**WHAT TO WORK ON:** Repeat every record below exactly, leaving out the pictures.

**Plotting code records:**
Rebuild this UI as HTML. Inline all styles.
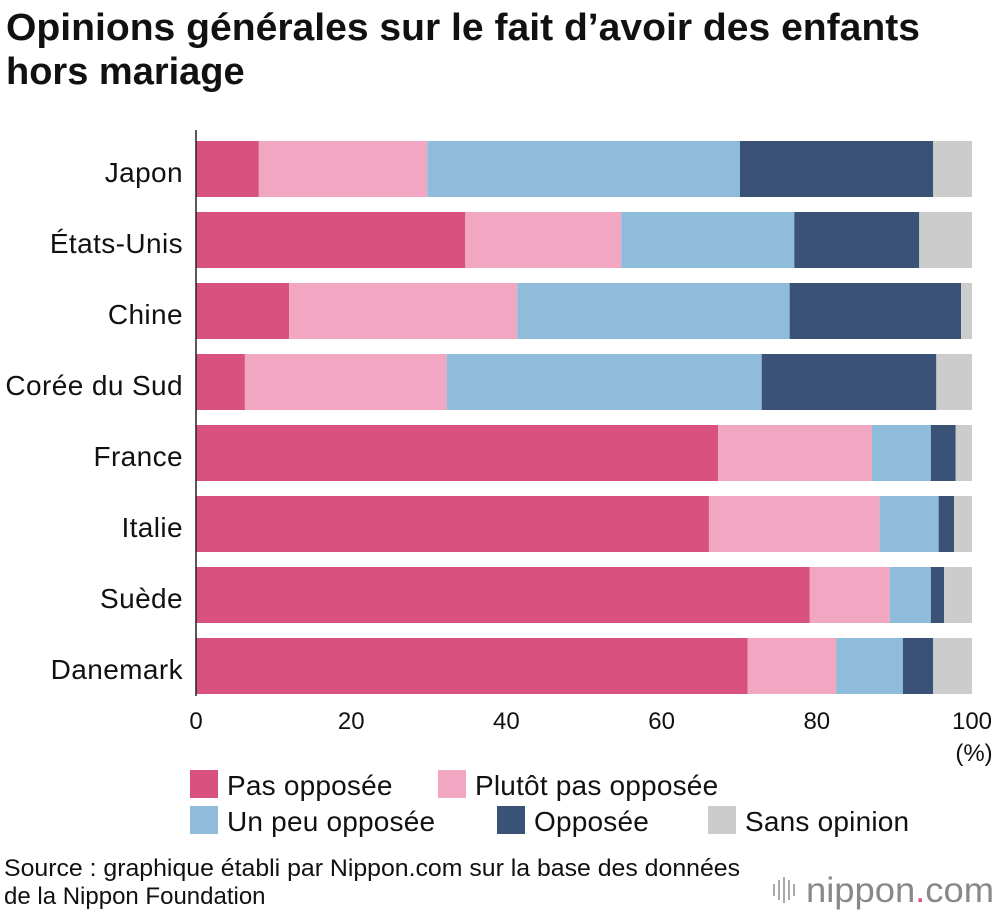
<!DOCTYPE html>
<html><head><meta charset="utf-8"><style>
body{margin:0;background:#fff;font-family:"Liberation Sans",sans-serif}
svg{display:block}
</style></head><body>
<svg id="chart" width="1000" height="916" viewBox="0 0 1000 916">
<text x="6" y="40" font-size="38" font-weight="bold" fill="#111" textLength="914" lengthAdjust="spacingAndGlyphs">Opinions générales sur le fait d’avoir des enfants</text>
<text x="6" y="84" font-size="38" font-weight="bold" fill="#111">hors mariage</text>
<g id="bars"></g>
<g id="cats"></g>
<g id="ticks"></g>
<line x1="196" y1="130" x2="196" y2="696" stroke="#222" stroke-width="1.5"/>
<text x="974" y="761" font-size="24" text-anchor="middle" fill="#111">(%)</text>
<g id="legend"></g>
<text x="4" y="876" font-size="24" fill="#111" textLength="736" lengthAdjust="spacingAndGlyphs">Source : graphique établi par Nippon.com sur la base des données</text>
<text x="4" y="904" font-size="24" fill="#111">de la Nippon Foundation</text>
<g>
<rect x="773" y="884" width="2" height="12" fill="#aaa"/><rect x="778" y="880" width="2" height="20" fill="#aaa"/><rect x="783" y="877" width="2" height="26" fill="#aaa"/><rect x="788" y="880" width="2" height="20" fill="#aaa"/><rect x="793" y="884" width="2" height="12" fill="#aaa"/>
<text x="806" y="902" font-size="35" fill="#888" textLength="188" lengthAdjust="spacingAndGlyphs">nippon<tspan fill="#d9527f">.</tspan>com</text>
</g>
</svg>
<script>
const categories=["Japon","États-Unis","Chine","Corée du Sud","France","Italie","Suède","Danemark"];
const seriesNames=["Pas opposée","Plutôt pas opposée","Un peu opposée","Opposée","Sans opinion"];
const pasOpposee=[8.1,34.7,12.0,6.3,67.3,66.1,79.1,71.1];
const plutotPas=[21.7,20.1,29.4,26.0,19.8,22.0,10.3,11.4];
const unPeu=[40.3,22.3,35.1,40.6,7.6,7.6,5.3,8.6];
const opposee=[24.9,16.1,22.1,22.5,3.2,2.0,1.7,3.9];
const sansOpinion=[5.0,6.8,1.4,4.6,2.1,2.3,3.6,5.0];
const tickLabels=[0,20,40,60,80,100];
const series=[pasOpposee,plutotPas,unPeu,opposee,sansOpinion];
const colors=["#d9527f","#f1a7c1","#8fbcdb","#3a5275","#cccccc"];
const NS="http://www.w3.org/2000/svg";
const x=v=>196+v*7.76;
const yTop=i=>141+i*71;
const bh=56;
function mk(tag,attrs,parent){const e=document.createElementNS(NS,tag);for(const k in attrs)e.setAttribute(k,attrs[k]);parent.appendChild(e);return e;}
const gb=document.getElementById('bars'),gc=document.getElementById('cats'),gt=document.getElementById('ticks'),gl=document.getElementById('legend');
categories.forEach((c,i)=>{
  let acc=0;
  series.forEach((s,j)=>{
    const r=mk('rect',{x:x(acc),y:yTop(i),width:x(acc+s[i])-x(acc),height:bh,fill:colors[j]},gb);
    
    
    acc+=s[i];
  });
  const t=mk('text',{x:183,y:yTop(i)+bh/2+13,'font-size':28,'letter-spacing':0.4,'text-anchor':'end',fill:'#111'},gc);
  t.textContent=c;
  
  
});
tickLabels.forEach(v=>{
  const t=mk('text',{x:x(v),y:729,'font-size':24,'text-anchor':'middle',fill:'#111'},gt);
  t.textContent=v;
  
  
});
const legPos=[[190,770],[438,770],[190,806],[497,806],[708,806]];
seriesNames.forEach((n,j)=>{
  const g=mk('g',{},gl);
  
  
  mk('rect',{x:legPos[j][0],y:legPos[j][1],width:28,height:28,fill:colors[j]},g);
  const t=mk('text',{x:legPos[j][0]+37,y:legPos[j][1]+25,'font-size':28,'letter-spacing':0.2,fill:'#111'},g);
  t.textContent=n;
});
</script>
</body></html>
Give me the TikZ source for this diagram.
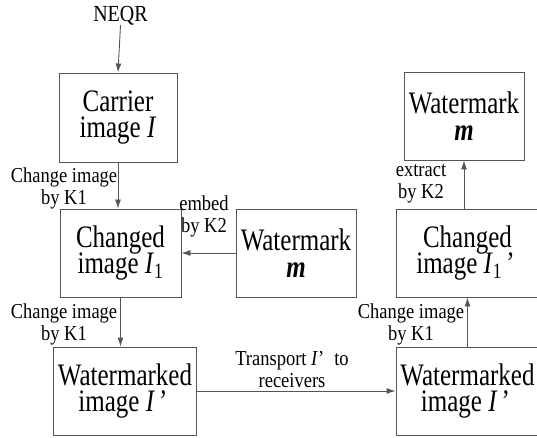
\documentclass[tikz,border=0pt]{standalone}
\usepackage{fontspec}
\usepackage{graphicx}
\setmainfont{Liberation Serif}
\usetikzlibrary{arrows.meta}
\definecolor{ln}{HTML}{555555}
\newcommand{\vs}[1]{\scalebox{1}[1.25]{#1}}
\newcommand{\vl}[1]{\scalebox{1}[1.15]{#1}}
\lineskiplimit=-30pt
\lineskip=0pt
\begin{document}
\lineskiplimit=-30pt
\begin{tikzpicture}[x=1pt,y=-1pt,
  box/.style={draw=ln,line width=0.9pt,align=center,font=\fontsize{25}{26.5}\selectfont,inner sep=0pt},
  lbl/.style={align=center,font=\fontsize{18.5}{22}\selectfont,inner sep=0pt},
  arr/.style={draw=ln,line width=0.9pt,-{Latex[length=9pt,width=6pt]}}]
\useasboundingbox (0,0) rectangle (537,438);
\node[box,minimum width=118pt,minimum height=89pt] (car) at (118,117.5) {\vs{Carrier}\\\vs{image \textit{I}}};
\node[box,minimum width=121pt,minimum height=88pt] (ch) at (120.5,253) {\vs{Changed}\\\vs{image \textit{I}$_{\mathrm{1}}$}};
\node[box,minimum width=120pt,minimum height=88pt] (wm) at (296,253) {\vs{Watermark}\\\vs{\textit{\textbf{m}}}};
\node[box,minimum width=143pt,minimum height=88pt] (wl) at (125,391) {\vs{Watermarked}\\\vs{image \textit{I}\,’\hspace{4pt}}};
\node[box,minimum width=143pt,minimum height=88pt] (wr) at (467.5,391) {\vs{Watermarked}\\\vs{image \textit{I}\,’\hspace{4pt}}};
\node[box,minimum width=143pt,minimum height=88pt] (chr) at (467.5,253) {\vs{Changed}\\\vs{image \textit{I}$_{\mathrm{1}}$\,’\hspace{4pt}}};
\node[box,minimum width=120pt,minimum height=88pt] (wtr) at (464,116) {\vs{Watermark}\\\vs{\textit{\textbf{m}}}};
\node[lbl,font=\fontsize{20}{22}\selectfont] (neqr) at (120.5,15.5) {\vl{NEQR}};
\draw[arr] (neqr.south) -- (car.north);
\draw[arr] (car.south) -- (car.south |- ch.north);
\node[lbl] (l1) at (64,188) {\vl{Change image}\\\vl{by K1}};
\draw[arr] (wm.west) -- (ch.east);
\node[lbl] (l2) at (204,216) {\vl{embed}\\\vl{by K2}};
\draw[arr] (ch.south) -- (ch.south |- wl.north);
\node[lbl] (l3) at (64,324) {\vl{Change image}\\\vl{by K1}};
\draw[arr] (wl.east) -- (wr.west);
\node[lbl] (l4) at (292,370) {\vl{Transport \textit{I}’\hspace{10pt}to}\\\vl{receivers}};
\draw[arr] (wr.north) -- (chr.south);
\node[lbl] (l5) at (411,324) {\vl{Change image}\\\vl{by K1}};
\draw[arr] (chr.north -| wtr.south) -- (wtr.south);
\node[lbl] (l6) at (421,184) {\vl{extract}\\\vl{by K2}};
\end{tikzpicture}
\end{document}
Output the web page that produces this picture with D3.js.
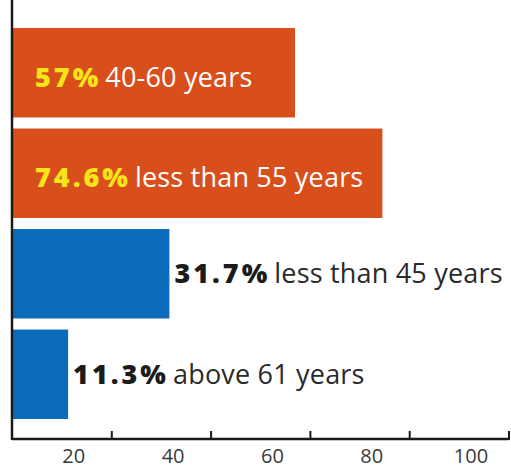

**FULL SOLUTION:**
Rebuild this UI as HTML. Inline all styles.
<!DOCTYPE html>
<html><head><meta charset="utf-8"><style>
body{margin:0;background:#fff;font-family:"Liberation Sans",sans-serif}
svg{display:block}
</style></head><body>
<svg id="chart" width="1000" height="916" viewBox="0 0 1000 916">
<text x="6" y="40" font-size="38" font-weight="bold" fill="#111" textLength="914" lengthAdjust="spacingAndGlyphs">Opinions générales sur le fait d’avoir des enfants</text>
<text x="6" y="84" font-size="38" font-weight="bold" fill="#111">hors mariage</text>
<g id="bars"></g>
<g id="cats"></g>
<g id="ticks"></g>
<line x1="196" y1="130" x2="196" y2="696" stroke="#222" stroke-width="1.5"/>
<text x="974" y="761" font-size="24" text-anchor="middle" fill="#111">(%)</text>
<g id="legend"></g>
<text x="4" y="876" font-size="24" fill="#111" textLength="736" lengthAdjust="spacingAndGlyphs">Source : graphique établi par Nippon.com sur la base des données</text>
<text x="4" y="904" font-size="24" fill="#111">de la Nippon Foundation</text>
<g>
<rect x="773" y="884" width="2" height="12" fill="#aaa"/><rect x="778" y="880" width="2" height="20" fill="#aaa"/><rect x="783" y="877" width="2" height="26" fill="#aaa"/><rect x="788" y="880" width="2" height="20" fill="#aaa"/><rect x="793" y="884" width="2" height="12" fill="#aaa"/>
<text x="806" y="902" font-size="35" fill="#888" textLength="188" lengthAdjust="spacingAndGlyphs">nippon<tspan fill="#d9527f">.</tspan>com</text>
</g>
</svg>
<script>
const categories=["Japon","États-Unis","Chine","Corée du Sud","France","Italie","Suède","Danemark"];
const seriesNames=["Pas opposée","Plutôt pas opposée","Un peu opposée","Opposée","Sans opinion"];
const pasOpposee=[8.1,34.7,12.0,6.3,67.3,66.1,79.1,71.1];
const plutotPas=[21.7,20.1,29.4,26.0,19.8,22.0,10.3,11.4];
const unPeu=[40.3,22.3,35.1,40.6,7.6,7.6,5.3,8.6];
const opposee=[24.9,16.1,22.1,22.5,3.2,2.0,1.7,3.9];
const sansOpinion=[5.0,6.8,1.4,4.6,2.1,2.3,3.6,5.0];
const tickLabels=[0,20,40,60,80,100];
const series=[pasOpposee,plutotPas,unPeu,opposee,sansOpinion];
const colors=["#d9527f","#f1a7c1","#8fbcdb","#3a5275","#cccccc"];
const NS="http://www.w3.org/2000/svg";
const x=v=>196+v*7.76;
const yTop=i=>141+i*71;
const bh=56;
function mk(tag,attrs,parent){const e=document.createElementNS(NS,tag);for(const k in attrs)e.setAttribute(k,attrs[k]);parent.appendChild(e);return e;}
const gb=document.getElementById('bars'),gc=document.getElementById('cats'),gt=document.getElementById('ticks'),gl=document.getElementById('legend');
categories.forEach((c,i)=>{
  let acc=0;
  series.forEach((s,j)=>{
    const r=mk('rect',{x:x(acc),y:yTop(i),width:x(acc+s[i])-x(acc),height:bh,fill:colors[j]},gb);
    
    
    acc+=s[i];
  });
  const t=mk('text',{x:183,y:yTop(i)+bh/2+13,'font-size':28,'letter-spacing':0.4,'text-anchor':'end',fill:'#111'},gc);
  t.textContent=c;
  
  
});
tickLabels.forEach(v=>{
  const t=mk('text',{x:x(v),y:729,'font-size':24,'text-anchor':'middle',fill:'#111'},gt);
  t.textContent=v;
  
  
});
const legPos=[[190,770],[438,770],[190,806],[497,806],[708,806]];
seriesNames.forEach((n,j)=>{
  const g=mk('g',{},gl);
  
  
  mk('rect',{x:legPos[j][0],y:legPos[j][1],width:28,height:28,fill:colors[j]},g);
  const t=mk('text',{x:legPos[j][0]+37,y:legPos[j][1]+25,'font-size':28,'letter-spacing':0.2,fill:'#111'},g);
  t.textContent=n;
});
</script>
</body></html>
Give me the TikZ source for this diagram.
\documentclass[tikz,border=0pt]{standalone}
\usepackage{fontspec}
\usepackage{graphicx}
\setmainfont{Liberation Serif}
\usetikzlibrary{arrows.meta}
\definecolor{ln}{HTML}{555555}
\newcommand{\vs}[1]{\scalebox{1}[1.25]{#1}}
\newcommand{\vl}[1]{\scalebox{1}[1.15]{#1}}
\lineskiplimit=-30pt
\lineskip=0pt
\begin{document}
\lineskiplimit=-30pt
\begin{tikzpicture}[x=1pt,y=-1pt,
  box/.style={draw=ln,line width=0.9pt,align=center,font=\fontsize{25}{26.5}\selectfont,inner sep=0pt},
  lbl/.style={align=center,font=\fontsize{18.5}{22}\selectfont,inner sep=0pt},
  arr/.style={draw=ln,line width=0.9pt,-{Latex[length=9pt,width=6pt]}}]
\useasboundingbox (0,0) rectangle (537,438);
\node[box,minimum width=118pt,minimum height=89pt] (car) at (118,117.5) {\vs{Carrier}\\\vs{image \textit{I}}};
\node[box,minimum width=121pt,minimum height=88pt] (ch) at (120.5,253) {\vs{Changed}\\\vs{image \textit{I}$_{\mathrm{1}}$}};
\node[box,minimum width=120pt,minimum height=88pt] (wm) at (296,253) {\vs{Watermark}\\\vs{\textit{\textbf{m}}}};
\node[box,minimum width=143pt,minimum height=88pt] (wl) at (125,391) {\vs{Watermarked}\\\vs{image \textit{I}\,’\hspace{4pt}}};
\node[box,minimum width=143pt,minimum height=88pt] (wr) at (467.5,391) {\vs{Watermarked}\\\vs{image \textit{I}\,’\hspace{4pt}}};
\node[box,minimum width=143pt,minimum height=88pt] (chr) at (467.5,253) {\vs{Changed}\\\vs{image \textit{I}$_{\mathrm{1}}$\,’\hspace{4pt}}};
\node[box,minimum width=120pt,minimum height=88pt] (wtr) at (464,116) {\vs{Watermark}\\\vs{\textit{\textbf{m}}}};
\node[lbl,font=\fontsize{20}{22}\selectfont] (neqr) at (120.5,15.5) {\vl{NEQR}};
\draw[arr] (neqr.south) -- (car.north);
\draw[arr] (car.south) -- (car.south |- ch.north);
\node[lbl] (l1) at (64,188) {\vl{Change image}\\\vl{by K1}};
\draw[arr] (wm.west) -- (ch.east);
\node[lbl] (l2) at (204,216) {\vl{embed}\\\vl{by K2}};
\draw[arr] (ch.south) -- (ch.south |- wl.north);
\node[lbl] (l3) at (64,324) {\vl{Change image}\\\vl{by K1}};
\draw[arr] (wl.east) -- (wr.west);
\node[lbl] (l4) at (292,370) {\vl{Transport \textit{I}’\hspace{10pt}to}\\\vl{receivers}};
\draw[arr] (wr.north) -- (chr.south);
\node[lbl] (l5) at (411,324) {\vl{Change image}\\\vl{by K1}};
\draw[arr] (chr.north -| wtr.south) -- (wtr.south);
\node[lbl] (l6) at (421,184) {\vl{extract}\\\vl{by K2}};
\end{tikzpicture}
\end{document}
Output the web page that produces this picture with D3.js.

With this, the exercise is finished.